Other cases involving other laws involving “state laws of general applicability that protect interests ‘deeply rooted in local feeling and responsibility’ ” lead to the same conclusion. Sears, Roebuck & Co. v. San Diego County District Council of Carpenters, 436 U.S. 180, 98 S.Ct. 1745, 56 L.Ed.2d 209 (1978), is an instructive and analogous example. There union members picketed Sears upon Sears’ property to force Sears to employ union hall dispatched carpenters. Their picketing was arguably protected by federal labor laws; ejecting the picketers was arguably prohibited. Although picketing is labor’s classic weapon, the Court nonetheless held the state could enforce its trespass statute against the picketers and require them to leave Sears’ property.

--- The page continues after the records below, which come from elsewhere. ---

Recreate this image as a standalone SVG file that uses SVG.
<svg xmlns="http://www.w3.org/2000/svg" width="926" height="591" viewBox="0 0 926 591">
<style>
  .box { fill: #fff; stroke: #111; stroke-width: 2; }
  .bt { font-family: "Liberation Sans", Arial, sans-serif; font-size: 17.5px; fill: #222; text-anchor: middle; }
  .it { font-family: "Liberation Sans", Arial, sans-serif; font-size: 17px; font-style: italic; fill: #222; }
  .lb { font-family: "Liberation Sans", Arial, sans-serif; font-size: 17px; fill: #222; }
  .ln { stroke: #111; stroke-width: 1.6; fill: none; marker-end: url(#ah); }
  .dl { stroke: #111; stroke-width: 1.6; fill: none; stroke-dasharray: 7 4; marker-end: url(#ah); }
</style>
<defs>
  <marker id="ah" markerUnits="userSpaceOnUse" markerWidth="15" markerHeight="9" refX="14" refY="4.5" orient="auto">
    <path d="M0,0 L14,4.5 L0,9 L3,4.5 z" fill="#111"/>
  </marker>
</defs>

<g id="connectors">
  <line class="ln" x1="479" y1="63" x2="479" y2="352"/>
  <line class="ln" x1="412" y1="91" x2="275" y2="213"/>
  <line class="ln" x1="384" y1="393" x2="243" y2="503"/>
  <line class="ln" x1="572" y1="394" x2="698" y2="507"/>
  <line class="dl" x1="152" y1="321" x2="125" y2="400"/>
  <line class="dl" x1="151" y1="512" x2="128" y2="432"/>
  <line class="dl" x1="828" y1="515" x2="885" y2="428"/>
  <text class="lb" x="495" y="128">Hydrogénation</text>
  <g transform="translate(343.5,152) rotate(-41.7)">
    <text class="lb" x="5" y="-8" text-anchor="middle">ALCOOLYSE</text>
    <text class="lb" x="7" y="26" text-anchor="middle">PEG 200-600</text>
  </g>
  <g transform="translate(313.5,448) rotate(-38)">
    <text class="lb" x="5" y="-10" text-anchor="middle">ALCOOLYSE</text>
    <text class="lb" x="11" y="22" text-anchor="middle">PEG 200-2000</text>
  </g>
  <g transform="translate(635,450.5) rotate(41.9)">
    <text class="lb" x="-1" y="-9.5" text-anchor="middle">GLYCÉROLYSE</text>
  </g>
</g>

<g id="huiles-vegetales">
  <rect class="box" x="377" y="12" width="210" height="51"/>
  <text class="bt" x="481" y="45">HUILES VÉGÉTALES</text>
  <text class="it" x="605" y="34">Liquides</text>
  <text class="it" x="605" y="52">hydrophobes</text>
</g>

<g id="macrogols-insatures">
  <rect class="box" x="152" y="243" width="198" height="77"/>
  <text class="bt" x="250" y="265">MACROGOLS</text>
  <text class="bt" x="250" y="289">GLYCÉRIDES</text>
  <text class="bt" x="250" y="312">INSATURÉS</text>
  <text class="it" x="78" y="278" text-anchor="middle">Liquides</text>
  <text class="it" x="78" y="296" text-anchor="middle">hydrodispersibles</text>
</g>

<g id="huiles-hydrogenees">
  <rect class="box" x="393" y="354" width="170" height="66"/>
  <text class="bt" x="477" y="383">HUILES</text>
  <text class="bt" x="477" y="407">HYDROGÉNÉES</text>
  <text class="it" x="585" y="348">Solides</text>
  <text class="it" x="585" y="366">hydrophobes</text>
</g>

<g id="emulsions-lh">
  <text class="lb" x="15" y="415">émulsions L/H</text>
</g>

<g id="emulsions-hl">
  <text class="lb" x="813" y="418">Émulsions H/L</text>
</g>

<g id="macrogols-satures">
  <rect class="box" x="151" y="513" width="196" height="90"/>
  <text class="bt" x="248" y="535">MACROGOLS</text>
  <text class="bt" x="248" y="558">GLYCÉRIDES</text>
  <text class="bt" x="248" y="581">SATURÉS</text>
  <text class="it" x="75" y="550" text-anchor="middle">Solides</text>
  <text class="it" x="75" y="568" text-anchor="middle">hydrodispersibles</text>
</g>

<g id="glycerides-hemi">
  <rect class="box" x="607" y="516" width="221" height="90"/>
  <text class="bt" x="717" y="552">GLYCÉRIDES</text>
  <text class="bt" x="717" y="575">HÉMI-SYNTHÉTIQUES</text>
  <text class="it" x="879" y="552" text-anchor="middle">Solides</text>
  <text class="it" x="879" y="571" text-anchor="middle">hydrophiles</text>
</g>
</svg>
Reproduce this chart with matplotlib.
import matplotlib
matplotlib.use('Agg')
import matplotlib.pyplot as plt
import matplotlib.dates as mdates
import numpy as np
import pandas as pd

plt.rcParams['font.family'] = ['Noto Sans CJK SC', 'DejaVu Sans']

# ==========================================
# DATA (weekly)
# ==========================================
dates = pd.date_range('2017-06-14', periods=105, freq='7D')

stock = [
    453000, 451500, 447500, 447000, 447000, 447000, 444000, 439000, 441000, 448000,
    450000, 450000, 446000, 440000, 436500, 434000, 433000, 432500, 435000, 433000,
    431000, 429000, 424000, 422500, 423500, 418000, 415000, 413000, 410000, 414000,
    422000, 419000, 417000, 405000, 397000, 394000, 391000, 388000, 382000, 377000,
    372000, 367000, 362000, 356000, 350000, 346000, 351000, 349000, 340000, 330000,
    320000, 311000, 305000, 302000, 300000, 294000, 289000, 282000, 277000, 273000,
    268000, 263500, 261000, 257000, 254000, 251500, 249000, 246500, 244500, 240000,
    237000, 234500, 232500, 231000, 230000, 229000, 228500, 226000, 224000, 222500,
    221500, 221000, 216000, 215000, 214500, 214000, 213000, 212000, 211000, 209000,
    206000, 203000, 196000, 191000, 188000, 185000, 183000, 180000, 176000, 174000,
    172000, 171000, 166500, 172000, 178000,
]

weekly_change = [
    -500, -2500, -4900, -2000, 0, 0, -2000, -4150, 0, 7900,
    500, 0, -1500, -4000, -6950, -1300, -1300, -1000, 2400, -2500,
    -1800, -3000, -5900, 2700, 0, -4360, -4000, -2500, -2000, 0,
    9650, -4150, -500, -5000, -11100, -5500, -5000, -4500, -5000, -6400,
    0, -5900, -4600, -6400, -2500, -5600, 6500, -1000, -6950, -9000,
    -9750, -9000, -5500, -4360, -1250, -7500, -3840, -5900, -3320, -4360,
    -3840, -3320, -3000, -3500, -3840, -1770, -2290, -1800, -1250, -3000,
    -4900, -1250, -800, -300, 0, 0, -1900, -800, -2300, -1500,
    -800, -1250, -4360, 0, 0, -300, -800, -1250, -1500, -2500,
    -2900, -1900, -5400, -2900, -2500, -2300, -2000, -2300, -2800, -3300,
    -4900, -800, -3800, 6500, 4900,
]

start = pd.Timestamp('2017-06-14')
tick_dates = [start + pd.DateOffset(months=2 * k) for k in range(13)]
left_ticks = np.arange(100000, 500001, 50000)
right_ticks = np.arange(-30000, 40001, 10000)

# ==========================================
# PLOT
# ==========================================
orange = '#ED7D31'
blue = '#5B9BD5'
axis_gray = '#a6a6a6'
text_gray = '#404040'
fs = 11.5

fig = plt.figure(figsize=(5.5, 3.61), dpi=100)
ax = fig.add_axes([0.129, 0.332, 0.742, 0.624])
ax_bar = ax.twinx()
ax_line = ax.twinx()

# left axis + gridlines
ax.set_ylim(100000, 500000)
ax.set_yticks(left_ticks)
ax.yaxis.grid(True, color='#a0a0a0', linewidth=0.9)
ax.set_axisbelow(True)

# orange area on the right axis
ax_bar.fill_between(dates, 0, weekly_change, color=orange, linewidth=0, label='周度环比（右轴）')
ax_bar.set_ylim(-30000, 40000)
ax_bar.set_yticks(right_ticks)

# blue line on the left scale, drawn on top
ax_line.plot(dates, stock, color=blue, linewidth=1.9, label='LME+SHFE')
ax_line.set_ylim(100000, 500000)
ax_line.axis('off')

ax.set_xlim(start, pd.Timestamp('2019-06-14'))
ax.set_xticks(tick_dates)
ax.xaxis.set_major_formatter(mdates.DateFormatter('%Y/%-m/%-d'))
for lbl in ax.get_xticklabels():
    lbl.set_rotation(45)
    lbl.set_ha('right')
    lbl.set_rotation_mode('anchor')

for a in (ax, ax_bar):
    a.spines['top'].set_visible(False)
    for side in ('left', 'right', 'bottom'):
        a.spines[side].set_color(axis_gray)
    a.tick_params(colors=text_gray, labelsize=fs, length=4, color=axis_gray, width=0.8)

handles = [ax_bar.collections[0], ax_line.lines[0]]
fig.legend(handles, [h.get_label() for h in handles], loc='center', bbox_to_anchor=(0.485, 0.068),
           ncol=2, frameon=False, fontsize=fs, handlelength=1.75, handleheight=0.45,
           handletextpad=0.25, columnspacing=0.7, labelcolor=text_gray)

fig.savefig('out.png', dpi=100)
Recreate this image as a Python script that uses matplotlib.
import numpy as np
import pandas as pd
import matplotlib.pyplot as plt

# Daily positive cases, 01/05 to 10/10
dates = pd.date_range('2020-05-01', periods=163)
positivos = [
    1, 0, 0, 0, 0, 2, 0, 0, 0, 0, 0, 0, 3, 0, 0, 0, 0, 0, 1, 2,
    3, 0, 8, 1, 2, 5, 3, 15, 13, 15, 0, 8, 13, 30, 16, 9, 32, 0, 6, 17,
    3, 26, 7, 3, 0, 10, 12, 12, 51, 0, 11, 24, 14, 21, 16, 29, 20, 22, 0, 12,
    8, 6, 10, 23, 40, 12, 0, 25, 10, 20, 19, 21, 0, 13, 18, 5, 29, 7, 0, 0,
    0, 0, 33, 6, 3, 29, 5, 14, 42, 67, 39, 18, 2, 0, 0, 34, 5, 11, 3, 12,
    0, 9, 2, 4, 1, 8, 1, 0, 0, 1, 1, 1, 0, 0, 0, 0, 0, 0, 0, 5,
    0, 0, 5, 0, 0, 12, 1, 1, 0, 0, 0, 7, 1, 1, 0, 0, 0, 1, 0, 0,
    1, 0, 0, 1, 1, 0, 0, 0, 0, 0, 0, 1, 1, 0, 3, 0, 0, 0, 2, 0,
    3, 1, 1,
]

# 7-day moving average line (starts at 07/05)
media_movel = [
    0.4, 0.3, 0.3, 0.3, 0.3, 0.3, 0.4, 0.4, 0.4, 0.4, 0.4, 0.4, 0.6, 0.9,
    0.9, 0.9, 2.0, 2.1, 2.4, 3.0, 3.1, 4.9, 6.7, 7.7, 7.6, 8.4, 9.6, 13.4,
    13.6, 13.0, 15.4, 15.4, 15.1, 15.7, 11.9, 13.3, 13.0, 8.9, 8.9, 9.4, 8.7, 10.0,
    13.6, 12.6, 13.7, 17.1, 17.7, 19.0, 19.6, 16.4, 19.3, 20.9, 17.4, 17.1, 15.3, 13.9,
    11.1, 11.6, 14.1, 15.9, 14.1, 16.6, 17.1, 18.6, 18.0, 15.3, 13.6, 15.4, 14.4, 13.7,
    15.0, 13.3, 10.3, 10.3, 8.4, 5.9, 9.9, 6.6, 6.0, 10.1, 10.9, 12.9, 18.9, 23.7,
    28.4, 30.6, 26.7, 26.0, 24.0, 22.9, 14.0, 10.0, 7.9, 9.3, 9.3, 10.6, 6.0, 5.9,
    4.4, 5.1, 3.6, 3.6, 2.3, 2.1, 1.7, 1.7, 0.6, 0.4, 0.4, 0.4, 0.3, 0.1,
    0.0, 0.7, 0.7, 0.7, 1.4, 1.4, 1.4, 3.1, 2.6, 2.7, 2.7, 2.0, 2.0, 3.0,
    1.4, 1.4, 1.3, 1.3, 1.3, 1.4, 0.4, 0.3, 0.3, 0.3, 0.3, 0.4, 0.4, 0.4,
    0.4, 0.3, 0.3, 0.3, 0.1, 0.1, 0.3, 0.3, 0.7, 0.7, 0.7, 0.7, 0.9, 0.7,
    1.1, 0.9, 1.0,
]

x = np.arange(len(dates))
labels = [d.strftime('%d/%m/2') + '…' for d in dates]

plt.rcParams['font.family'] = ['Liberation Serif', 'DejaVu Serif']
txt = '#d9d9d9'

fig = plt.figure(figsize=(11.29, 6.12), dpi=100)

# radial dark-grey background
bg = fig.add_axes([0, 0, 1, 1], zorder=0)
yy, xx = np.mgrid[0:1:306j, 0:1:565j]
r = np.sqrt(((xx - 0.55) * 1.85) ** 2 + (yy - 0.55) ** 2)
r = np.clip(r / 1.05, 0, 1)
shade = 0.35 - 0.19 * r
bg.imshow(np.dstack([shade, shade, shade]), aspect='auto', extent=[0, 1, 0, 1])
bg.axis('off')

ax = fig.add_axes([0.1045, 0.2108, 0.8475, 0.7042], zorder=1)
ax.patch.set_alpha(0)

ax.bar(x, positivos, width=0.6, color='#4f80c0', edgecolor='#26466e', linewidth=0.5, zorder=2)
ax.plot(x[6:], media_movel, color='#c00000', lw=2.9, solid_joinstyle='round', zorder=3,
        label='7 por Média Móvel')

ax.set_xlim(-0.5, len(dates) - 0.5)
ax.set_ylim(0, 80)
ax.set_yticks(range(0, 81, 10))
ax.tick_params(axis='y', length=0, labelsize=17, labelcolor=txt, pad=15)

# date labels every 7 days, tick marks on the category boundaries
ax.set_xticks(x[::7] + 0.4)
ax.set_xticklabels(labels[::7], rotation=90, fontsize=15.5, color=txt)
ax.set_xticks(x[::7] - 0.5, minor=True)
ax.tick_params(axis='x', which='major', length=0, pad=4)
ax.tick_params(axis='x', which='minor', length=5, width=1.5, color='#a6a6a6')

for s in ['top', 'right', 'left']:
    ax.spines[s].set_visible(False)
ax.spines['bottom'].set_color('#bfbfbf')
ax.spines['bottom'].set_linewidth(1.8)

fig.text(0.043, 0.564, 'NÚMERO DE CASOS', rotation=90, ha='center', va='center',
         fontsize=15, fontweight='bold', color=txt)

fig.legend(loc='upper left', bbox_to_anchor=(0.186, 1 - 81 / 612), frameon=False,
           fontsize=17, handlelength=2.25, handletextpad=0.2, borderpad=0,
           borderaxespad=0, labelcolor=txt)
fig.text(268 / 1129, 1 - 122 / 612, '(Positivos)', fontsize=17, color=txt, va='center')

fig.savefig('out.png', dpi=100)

The legitimacy of the picketing was a different controversy than the appropriateness of the location. The location was the state’s concern, and its regulation by trespass statute was not prohibited. Entitlement to unemployment compensation is a state concern separate from union members’ decision to reject non-union work. Like California’s trespass statute, Section 443.06 is not preempted by federal labor laws.

The Plaintiffs have hinted with desultory, gratuitous comments that they also challenge Section 443.06 as a violation of their right to freedom of association. I do not consider the issue adequately raised and find it meritless.

*534Plaintiffs’ motion for summary judgment is denied. Defendants’ motion for summary judgment is granted. The Clerk shall tax all lawful costs against the Plaintiffs.